Here, Wilde's text becomes the pretext for the assertion that his sexual practices were relevant public knowledge.... (pp. 127-128) *****

Four issues were at stake, from a political point of view:

1. Whether a literary text can be used as evidence of criminality on the part of its author.

2. Whether a literary text can corrupt youths morally & sexually.

3. Whether Oscar Wilde is "a kind of person" who by nature is inclined to certain proscribed acts, with "unnatural habits, tastes, and practices" naturally entailed by his "sexual identity."

4. Whether 1, 2, & 3 & knowledge thereof were for "the public benefit."

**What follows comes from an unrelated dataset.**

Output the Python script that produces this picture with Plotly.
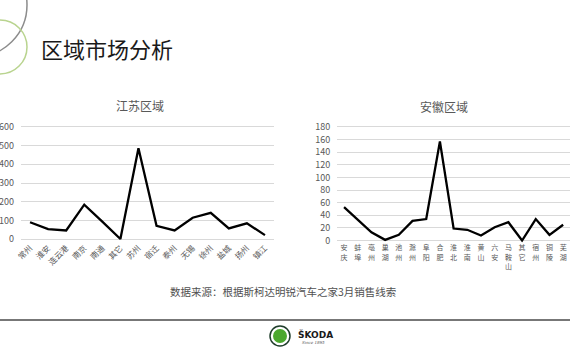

What is of interest, in terms of the history of sexuality, is 3. Before the Victorian era, a trial like Wilde's could not have taken place, for in the pre-Victorian past there was no "common sense" that there was such a thing like an "abnormal sexual identity," a "kind of person" by nature likely to commit certain "unnatural" acts. In the anti-sodomitical periods before Wilde's, it was understood that "sodomy" was a _universal_ temptation, with _everyone_ capable of committing it; now, however, a new understanding of sex emerged: _not everyone_ is inclined for "sodomy" -- only an _abnormal minority_ of "homosexuals" are. (Recall the works of Michel Foucault, Jeffrey Weeks, John D'Emilio, etc. here.) The trials of Oscar Wilde played no small part in the consolidation of this new ideology of sexual normality & abnormality based upon so-called "identities."


>Btw Wilde was prosecuted by Sir Edward Carson, an ancestor of a high
>school friend of mine, later a Village Voice rock writer. --jks

It's a small world after all. Were you ever a part of an upper-class queer circle when you were at Cambridge?